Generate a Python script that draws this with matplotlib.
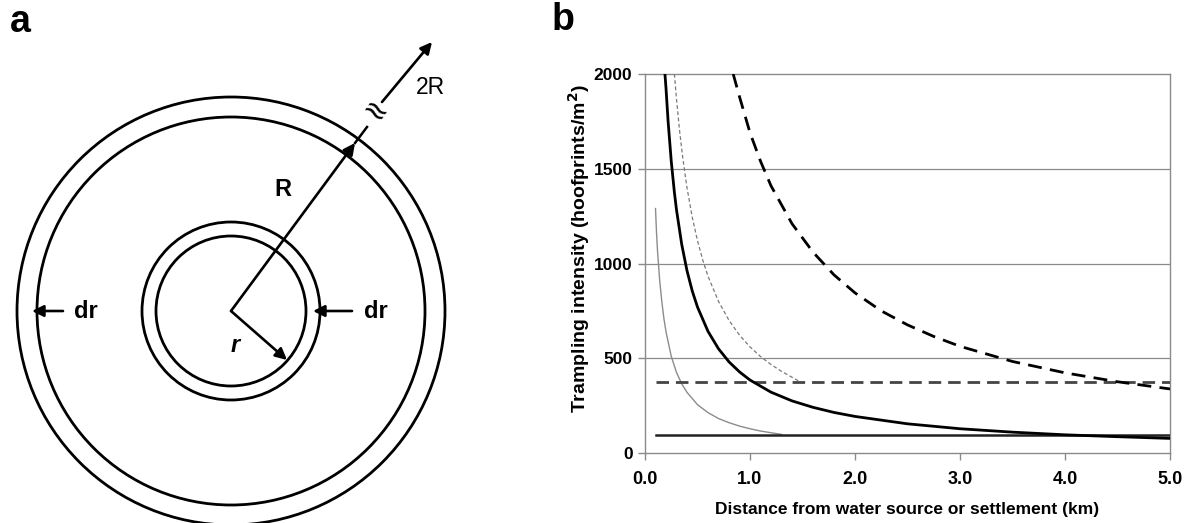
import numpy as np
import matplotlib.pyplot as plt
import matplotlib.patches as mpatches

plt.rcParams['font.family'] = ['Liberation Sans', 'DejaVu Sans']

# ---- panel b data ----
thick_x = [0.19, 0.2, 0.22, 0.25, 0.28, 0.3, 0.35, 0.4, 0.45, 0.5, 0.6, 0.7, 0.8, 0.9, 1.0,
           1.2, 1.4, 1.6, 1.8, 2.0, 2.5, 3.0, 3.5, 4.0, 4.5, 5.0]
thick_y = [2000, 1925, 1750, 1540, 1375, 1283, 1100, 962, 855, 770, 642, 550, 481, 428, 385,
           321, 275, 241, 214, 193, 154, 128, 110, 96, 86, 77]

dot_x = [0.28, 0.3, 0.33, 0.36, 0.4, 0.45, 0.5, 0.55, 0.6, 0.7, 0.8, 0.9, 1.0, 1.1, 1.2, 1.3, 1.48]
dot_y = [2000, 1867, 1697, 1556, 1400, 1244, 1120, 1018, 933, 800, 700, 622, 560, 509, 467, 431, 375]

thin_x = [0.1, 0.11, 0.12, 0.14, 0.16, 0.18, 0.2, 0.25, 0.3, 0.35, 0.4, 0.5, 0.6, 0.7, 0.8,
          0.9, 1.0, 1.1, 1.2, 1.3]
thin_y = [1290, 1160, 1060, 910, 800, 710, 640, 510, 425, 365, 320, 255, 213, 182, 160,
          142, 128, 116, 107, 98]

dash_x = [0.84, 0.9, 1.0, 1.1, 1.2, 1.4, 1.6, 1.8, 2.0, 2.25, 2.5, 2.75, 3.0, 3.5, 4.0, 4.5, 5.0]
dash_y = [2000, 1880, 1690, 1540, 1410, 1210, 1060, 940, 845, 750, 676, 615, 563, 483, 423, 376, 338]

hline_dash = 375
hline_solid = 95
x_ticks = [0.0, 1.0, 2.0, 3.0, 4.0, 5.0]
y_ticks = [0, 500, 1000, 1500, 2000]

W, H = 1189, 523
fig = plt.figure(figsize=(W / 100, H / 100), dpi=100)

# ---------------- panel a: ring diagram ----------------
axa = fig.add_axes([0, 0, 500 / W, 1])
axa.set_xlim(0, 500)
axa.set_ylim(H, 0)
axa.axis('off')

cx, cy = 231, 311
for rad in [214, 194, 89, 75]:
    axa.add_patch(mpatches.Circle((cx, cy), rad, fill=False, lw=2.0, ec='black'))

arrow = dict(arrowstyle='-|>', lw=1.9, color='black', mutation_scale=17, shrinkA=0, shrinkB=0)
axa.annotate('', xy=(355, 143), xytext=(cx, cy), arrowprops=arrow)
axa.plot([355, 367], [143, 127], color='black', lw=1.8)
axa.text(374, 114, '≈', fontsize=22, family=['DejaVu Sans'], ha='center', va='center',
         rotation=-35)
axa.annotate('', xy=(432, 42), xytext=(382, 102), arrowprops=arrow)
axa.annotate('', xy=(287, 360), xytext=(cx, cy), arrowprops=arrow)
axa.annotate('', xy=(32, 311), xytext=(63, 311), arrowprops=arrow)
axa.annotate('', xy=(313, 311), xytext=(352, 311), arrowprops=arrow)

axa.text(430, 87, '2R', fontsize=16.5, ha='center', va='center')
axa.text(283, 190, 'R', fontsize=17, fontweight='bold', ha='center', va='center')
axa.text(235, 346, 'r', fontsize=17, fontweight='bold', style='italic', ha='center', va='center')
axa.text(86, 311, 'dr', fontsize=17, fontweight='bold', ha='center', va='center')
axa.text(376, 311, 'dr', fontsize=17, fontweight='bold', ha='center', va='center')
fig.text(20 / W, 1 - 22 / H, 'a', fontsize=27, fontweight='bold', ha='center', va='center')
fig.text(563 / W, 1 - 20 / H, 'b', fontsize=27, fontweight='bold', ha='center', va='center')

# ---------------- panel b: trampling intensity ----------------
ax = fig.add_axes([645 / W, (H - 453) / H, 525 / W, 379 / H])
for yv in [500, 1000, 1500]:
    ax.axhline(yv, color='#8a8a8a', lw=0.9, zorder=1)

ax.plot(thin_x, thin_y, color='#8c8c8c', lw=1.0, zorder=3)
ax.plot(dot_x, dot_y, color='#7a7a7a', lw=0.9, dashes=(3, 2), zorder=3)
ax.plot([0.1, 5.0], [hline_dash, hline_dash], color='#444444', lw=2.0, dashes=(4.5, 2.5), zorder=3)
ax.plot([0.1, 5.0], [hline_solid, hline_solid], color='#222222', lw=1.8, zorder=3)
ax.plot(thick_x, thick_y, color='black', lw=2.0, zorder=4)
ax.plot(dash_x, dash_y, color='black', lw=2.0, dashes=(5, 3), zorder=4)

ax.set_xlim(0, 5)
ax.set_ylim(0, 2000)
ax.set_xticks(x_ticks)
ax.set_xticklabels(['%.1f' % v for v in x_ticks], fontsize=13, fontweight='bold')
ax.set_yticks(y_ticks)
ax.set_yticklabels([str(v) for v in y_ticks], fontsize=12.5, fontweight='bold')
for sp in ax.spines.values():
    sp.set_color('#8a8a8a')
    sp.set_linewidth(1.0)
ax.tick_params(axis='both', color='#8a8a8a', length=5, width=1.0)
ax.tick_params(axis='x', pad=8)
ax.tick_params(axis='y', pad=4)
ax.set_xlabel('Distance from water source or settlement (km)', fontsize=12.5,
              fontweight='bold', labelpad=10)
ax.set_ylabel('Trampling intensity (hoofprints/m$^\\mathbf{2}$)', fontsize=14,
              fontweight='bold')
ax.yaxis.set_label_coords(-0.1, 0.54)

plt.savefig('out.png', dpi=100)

◇ ◇ ◇ ◇ ◇ ◇ ◇

What is needed:
Write out each line of the listing above, exactly, from its first line to the line holding "fill=False, lw=2.0, ec='black'))", inclusive. Skip the pictures.

Solved exercise:
Generate a Python script that draws this with matplotlib.
import numpy as np
import matplotlib.pyplot as plt
import matplotlib.patches as mpatches

plt.rcParams['font.family'] = ['Liberation Sans', 'DejaVu Sans']

# ---- panel b data ----
thick_x = [0.19, 0.2, 0.22, 0.25, 0.28, 0.3, 0.35, 0.4, 0.45, 0.5, 0.6, 0.7, 0.8, 0.9, 1.0,
           1.2, 1.4, 1.6, 1.8, 2.0, 2.5, 3.0, 3.5, 4.0, 4.5, 5.0]
thick_y = [2000, 1925, 1750, 1540, 1375, 1283, 1100, 962, 855, 770, 642, 550, 481, 428, 385,
           321, 275, 241, 214, 193, 154, 128, 110, 96, 86, 77]

dot_x = [0.28, 0.3, 0.33, 0.36, 0.4, 0.45, 0.5, 0.55, 0.6, 0.7, 0.8, 0.9, 1.0, 1.1, 1.2, 1.3, 1.48]
dot_y = [2000, 1867, 1697, 1556, 1400, 1244, 1120, 1018, 933, 800, 700, 622, 560, 509, 467, 431, 375]

thin_x = [0.1, 0.11, 0.12, 0.14, 0.16, 0.18, 0.2, 0.25, 0.3, 0.35, 0.4, 0.5, 0.6, 0.7, 0.8,
          0.9, 1.0, 1.1, 1.2, 1.3]
thin_y = [1290, 1160, 1060, 910, 800, 710, 640, 510, 425, 365, 320, 255, 213, 182, 160,
          142, 128, 116, 107, 98]

dash_x = [0.84, 0.9, 1.0, 1.1, 1.2, 1.4, 1.6, 1.8, 2.0, 2.25, 2.5, 2.75, 3.0, 3.5, 4.0, 4.5, 5.0]
dash_y = [2000, 1880, 1690, 1540, 1410, 1210, 1060, 940, 845, 750, 676, 615, 563, 483, 423, 376, 338]

hline_dash = 375
hline_solid = 95
x_ticks = [0.0, 1.0, 2.0, 3.0, 4.0, 5.0]
y_ticks = [0, 500, 1000, 1500, 2000]

W, H = 1189, 523
fig = plt.figure(figsize=(W / 100, H / 100), dpi=100)

# ---------------- panel a: ring diagram ----------------
axa = fig.add_axes([0, 0, 500 / W, 1])
axa.set_xlim(0, 500)
axa.set_ylim(H, 0)
axa.axis('off')

cx, cy = 231, 311
for rad in [214, 194, 89, 75]:
    axa.add_patch(mpatches.Circle((cx, cy), rad, fill=False, lw=2.0, ec='black'))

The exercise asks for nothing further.